> _Problem to work on_
Quote the listing below in its entirety, omitting every image.

> _Information provided_
+---+
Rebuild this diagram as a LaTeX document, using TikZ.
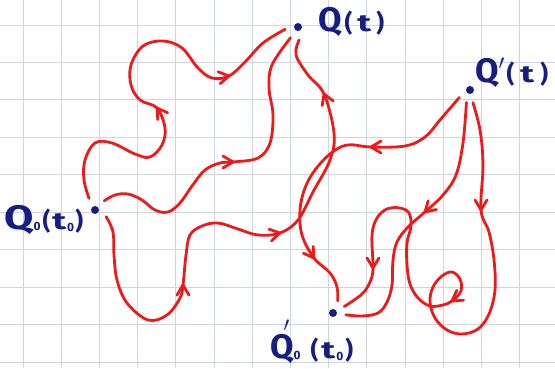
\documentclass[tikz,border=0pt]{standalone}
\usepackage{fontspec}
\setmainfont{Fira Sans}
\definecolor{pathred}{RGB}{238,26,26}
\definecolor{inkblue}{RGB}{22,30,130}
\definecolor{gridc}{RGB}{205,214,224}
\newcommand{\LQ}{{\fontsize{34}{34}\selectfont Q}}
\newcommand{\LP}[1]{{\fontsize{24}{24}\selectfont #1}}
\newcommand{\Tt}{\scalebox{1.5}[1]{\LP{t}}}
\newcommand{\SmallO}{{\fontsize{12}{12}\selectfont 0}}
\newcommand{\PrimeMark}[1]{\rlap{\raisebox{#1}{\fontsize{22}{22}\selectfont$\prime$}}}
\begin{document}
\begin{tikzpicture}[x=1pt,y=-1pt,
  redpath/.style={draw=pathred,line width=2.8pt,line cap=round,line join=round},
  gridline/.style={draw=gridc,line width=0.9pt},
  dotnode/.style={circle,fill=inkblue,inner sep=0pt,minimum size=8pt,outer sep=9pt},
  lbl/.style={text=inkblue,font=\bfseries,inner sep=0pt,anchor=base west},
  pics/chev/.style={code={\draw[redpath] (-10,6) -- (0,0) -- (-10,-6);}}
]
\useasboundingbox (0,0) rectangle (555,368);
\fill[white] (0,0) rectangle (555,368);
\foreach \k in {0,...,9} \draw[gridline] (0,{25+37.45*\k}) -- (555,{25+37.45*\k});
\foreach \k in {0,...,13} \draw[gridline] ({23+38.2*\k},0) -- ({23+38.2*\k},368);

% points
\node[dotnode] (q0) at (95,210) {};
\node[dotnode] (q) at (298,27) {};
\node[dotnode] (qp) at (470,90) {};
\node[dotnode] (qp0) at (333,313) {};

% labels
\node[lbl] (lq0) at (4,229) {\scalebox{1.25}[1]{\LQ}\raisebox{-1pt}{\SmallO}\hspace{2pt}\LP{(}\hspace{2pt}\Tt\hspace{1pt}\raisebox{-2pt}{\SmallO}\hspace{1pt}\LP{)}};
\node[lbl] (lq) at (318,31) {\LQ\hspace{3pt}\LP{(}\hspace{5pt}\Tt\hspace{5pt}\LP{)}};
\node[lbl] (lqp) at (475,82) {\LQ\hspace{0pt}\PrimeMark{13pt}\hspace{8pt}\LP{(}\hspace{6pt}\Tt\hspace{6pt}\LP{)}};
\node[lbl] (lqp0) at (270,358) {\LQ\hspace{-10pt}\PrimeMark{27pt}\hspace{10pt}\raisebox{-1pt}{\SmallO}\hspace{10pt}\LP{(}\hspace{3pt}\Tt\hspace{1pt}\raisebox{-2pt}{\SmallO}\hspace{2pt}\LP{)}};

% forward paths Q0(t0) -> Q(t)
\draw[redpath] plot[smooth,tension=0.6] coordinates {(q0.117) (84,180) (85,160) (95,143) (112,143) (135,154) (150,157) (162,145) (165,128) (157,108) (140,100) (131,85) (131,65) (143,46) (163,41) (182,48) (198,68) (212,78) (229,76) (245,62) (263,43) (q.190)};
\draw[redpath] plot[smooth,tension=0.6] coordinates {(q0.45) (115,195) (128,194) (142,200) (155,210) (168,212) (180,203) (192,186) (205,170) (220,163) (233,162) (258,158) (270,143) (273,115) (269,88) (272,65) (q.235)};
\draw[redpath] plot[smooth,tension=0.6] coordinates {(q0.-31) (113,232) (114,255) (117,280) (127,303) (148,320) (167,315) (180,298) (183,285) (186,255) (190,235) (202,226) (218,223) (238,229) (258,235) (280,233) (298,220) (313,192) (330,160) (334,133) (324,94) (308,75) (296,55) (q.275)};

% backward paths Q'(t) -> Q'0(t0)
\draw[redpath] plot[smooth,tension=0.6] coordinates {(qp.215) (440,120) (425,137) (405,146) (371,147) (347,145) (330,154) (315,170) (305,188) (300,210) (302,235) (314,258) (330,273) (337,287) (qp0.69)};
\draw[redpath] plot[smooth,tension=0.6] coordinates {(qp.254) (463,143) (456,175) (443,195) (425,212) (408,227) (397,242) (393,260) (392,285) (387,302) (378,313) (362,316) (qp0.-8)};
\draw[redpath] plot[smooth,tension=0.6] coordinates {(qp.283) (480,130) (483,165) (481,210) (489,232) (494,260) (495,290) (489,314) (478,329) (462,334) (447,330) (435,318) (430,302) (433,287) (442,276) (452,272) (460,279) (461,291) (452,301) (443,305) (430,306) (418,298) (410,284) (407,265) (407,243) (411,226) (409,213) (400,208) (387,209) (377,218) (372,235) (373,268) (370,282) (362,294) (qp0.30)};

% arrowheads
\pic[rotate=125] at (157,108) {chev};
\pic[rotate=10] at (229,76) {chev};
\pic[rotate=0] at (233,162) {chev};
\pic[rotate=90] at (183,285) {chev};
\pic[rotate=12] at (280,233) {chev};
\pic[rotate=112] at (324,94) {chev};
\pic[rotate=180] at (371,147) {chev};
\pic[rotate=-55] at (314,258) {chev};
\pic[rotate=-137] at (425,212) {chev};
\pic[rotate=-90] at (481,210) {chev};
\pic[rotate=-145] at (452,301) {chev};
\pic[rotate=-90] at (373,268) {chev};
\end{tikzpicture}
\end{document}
+---+
> _Solution_
Rebuild this diagram as a LaTeX document, using TikZ.
\documentclass[tikz,border=0pt]{standalone}
\usepackage{fontspec}
\setmainfont{Fira Sans}
\definecolor{pathred}{RGB}{238,26,26}
\definecolor{inkblue}{RGB}{22,30,130}
\definecolor{gridc}{RGB}{205,214,224}
\newcommand{\LQ}{{\fontsize{34}{34}\selectfont Q}}
\newcommand{\LP}[1]{{\fontsize{24}{24}\selectfont #1}}
\newcommand{\Tt}{\scalebox{1.5}[1]{\LP{t}}}
\newcommand{\SmallO}{{\fontsize{12}{12}\selectfont 0}}
\newcommand{\PrimeMark}[1]{\rlap{\raisebox{#1}{\fontsize{22}{22}\selectfont$\prime$}}}
\begin{document}
\begin{tikzpicture}[x=1pt,y=-1pt,
  redpath/.style={draw=pathred,line width=2.8pt,line cap=round,line join=round},
  gridline/.style={draw=gridc,line width=0.9pt},
  dotnode/.style={circle,fill=inkblue,inner sep=0pt,minimum size=8pt,outer sep=9pt},
  lbl/.style={text=inkblue,font=\bfseries,inner sep=0pt,anchor=base west},
  pics/chev/.style={code={\draw[redpath] (-10,6) -- (0,0) -- (-10,-6);}}
]
\useasboundingbox (0,0) rectangle (555,368);
\fill[white] (0,0) rectangle (555,368);
\foreach \k in {0,...,9} \draw[gridline] (0,{25+37.45*\k}) -- (555,{25+37.45*\k});
\foreach \k in {0,...,13} \draw[gridline] ({23+38.2*\k},0) -- ({23+38.2*\k},368);

% points
\node[dotnode] (q0) at (95,210) {};
\node[dotnode] (q) at (298,27) {};
\node[dotnode] (qp) at (470,90) {};
\node[dotnode] (qp0) at (333,313) {};

% labels
\node[lbl] (lq0) at (4,229) {\scalebox{1.25}[1]{\LQ}\raisebox{-1pt}{\SmallO}\hspace{2pt}\LP{(}\hspace{2pt}\Tt\hspace{1pt}\raisebox{-2pt}{\SmallO}\hspace{1pt}\LP{)}};
\node[lbl] (lq) at (318,31) {\LQ\hspace{3pt}\LP{(}\hspace{5pt}\Tt\hspace{5pt}\LP{)}};
\node[lbl] (lqp) at (475,82) {\LQ\hspace{0pt}\PrimeMark{13pt}\hspace{8pt}\LP{(}\hspace{6pt}\Tt\hspace{6pt}\LP{)}};
\node[lbl] (lqp0) at (270,358) {\LQ\hspace{-10pt}\PrimeMark{27pt}\hspace{10pt}\raisebox{-1pt}{\SmallO}\hspace{10pt}\LP{(}\hspace{3pt}\Tt\hspace{1pt}\raisebox{-2pt}{\SmallO}\hspace{2pt}\LP{)}};

% forward paths Q0(t0) -> Q(t)
\draw[redpath] plot[smooth,tension=0.6] coordinates {(q0.117) (84,180) (85,160) (95,143) (112,143) (135,154) (150,157) (162,145) (165,128) (157,108) (140,100) (131,85) (131,65) (143,46) (163,41) (182,48) (198,68) (212,78) (229,76) (245,62) (263,43) (q.190)};
\draw[redpath] plot[smooth,tension=0.6] coordinates {(q0.45) (115,195) (128,194) (142,200) (155,210) (168,212) (180,203) (192,186) (205,170) (220,163) (233,162) (258,158) (270,143) (273,115) (269,88) (272,65) (q.235)};
\draw[redpath] plot[smooth,tension=0.6] coordinates {(q0.-31) (113,232) (114,255) (117,280) (127,303) (148,320) (167,315) (180,298) (183,285) (186,255) (190,235) (202,226) (218,223) (238,229) (258,235) (280,233) (298,220) (313,192) (330,160) (334,133) (324,94) (308,75) (296,55) (q.275)};

% backward paths Q'(t) -> Q'0(t0)
\draw[redpath] plot[smooth,tension=0.6] coordinates {(qp.215) (440,120) (425,137) (405,146) (371,147) (347,145) (330,154) (315,170) (305,188) (300,210) (302,235) (314,258) (330,273) (337,287) (qp0.69)};
\draw[redpath] plot[smooth,tension=0.6] coordinates {(qp.254) (463,143) (456,175) (443,195) (425,212) (408,227) (397,242) (393,260) (392,285) (387,302) (378,313) (362,316) (qp0.-8)};
\draw[redpath] plot[smooth,tension=0.6] coordinates {(qp.283) (480,130) (483,165) (481,210) (489,232) (494,260) (495,290) (489,314) (478,329) (462,334) (447,330) (435,318) (430,302) (433,287) (442,276) (452,272) (460,279) (461,291) (452,301) (443,305) (430,306) (418,298) (410,284) (407,265) (407,243) (411,226) (409,213) (400,208) (387,209) (377,218) (372,235) (373,268) (370,282) (362,294) (qp0.30)};

% arrowheads
\pic[rotate=125] at (157,108) {chev};
\pic[rotate=10] at (229,76) {chev};
\pic[rotate=0] at (233,162) {chev};
\pic[rotate=90] at (183,285) {chev};
\pic[rotate=12] at (280,233) {chev};
\pic[rotate=112] at (324,94) {chev};
\pic[rotate=180] at (371,147) {chev};
\pic[rotate=-55] at (314,258) {chev};
\pic[rotate=-137] at (425,212) {chev};
\pic[rotate=-90] at (481,210) {chev};
\pic[rotate=-145] at (452,301) {chev};
\pic[rotate=-90] at (373,268) {chev};
\end{tikzpicture}
\end{document}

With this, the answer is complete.